Прежде всего, он ясно утверждает: то была борьба против русского начала в жизни. Уничтожались прежде всего те, кто защищал Россию, русскую землю, русскую веру. Заодно с ними, как бы и случайно, безвинно гибнули и прочие, обычные мирные жители. Виноватые только тем, что — русские.

«И вот — убивали, ночью. Днём… спали. Они спали, а другие, в подвалах, ждали… Целые армии в подвалах ждали. Юных, зрелых и старых, — с горячей кровью. Недавно бились они открыто. Родину защищали. Родину и Европу защищали на полях прусских и австрийских, в степях российских. Теперь, замученные, попали они в подвалы. Их засадили крепко, морили, чтобы отнять силы. Из подвалов их брали и убивали.

Ну, вот. В зимнее дождливое утро, когда солнце завалили тучи, в подвалах Крыма свалены были десятки тысяч человеческих жизней и дожидались своего убийства. А над ними пили и спали те, что убивать ходят. А на столах пачки листков лежали, на которых к ночи ставили красную букву… одну роковую букву, с этой буквы пишутся два дорогих слова: Родина и Россия. «Расход» и «Расстрел» — тоже начинаются с этой буквы. Ни Родины, ни России не знали те, что убивать ходят. Теперь ясно» (1,479).

«Придут и спросят:

— А это у тебя чей мальчик?

Скажет им старуха:

— А это вот этого… того… сына моего, вот которого вы убили… моряка-лейтенанта российского флота! который родину защищал!

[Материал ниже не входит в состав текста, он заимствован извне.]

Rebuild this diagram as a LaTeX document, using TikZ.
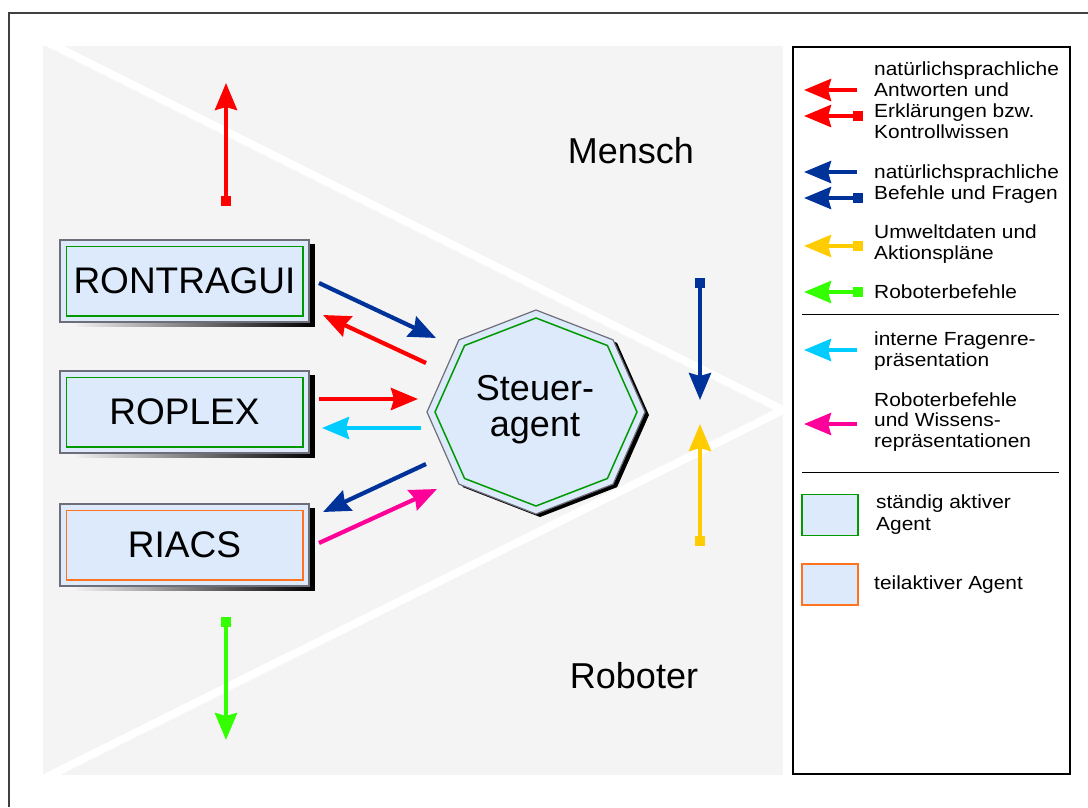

— А‑а… — скажут, — лейтенанта?! Так ему… и надо! всех изводим… Давай и мальчишку…

Могут. Убили в Ялте древнюю старуху? Убили. Идти не могла — прикладами толкали — пойдёшь! Руки дрожали, а толкали: при-казано! От самого Бела Куна свобода убивать вышла! Идти не можешь?! На дроги положили, днём, на глазах, повезли к оврагу. И глубокого старика убили, но тот шёл гордо. А за что старуху? А портрет покойного мужа на столе держала, — генерала, что русскую крепость защищал от немцев. За то самое и убили. За что!.. Знают они, за что убивать надо…

А говорят ли они по радио — всем — всем — всем:

«Убиваем старух, стариков, детей, — всех — всех — всех! бросаем в шахты, в овраги, топим! Планомерно-победоносно! заматываем насмерть!» — ?..» (1,577–578).

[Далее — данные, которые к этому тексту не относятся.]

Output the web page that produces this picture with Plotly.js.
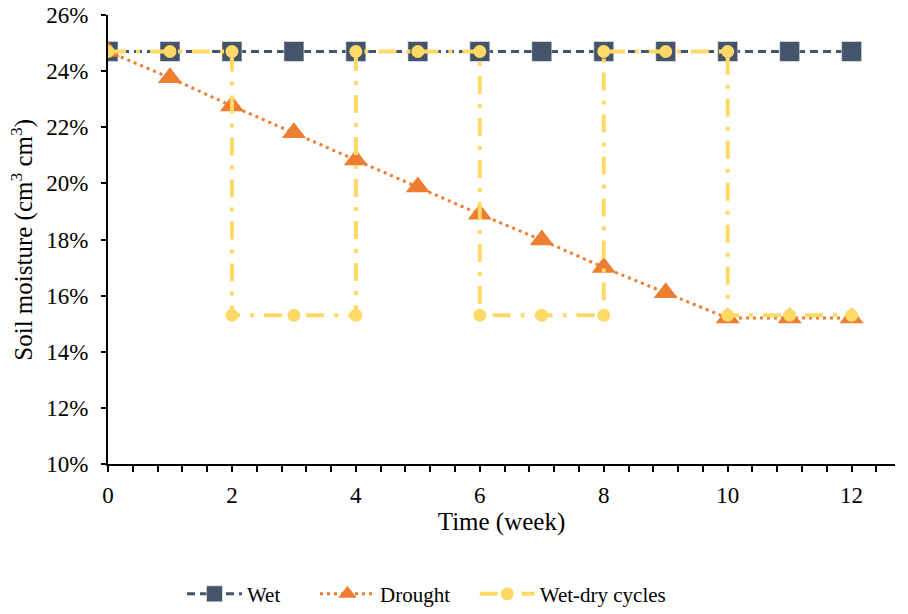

Шмелёв позднее о том же писал: убивали тех, кто нёс в себе нравственное русское начало — чтобы тем вернее развращать и порабощать остальных, утративших опору в подлинном, что было в их жизни.

Кто совершал это?

«Вот она, сказка-явь! Пора, наконец, привыкнуть.

Я знаю: из-за тысячи вёрст, по радио, долетело приказ-слово, на синее море пало:

«Помести Крым железной метлой! в море!»

Метут.

Катит-валит Баба-Яга по горам, по лесам, по долам — железной метлой метёт. Мчится автомобиль за Ялту. Дела, конечно. Без дела кто ж теперь кататься будет?

Это они, я знаю.

Спины у них — широкие, как плита, шеи — бычачьей толщи; глаза тяжёлые, как свинец, в кроваво-масляной плёнке сытые; руки — ласты, могут плашмя убить. Но бывают и другой стати: — спины у них — узкие, рыбьи спины, шеи — хрящевый жгут, глазки востренькие, с буравчиком, руки — цапкие, хлёсткой жилки, клещами давят…

Катит автомобиль на Ялту, петлит петли. Кружатся горы, проглянет и уйдёт море. Высматривает леса. Приглядывается солнце, помнит: Баба-Яга в ступе своей несётся, пестом погоняет, помелом след заметает…» (1,490).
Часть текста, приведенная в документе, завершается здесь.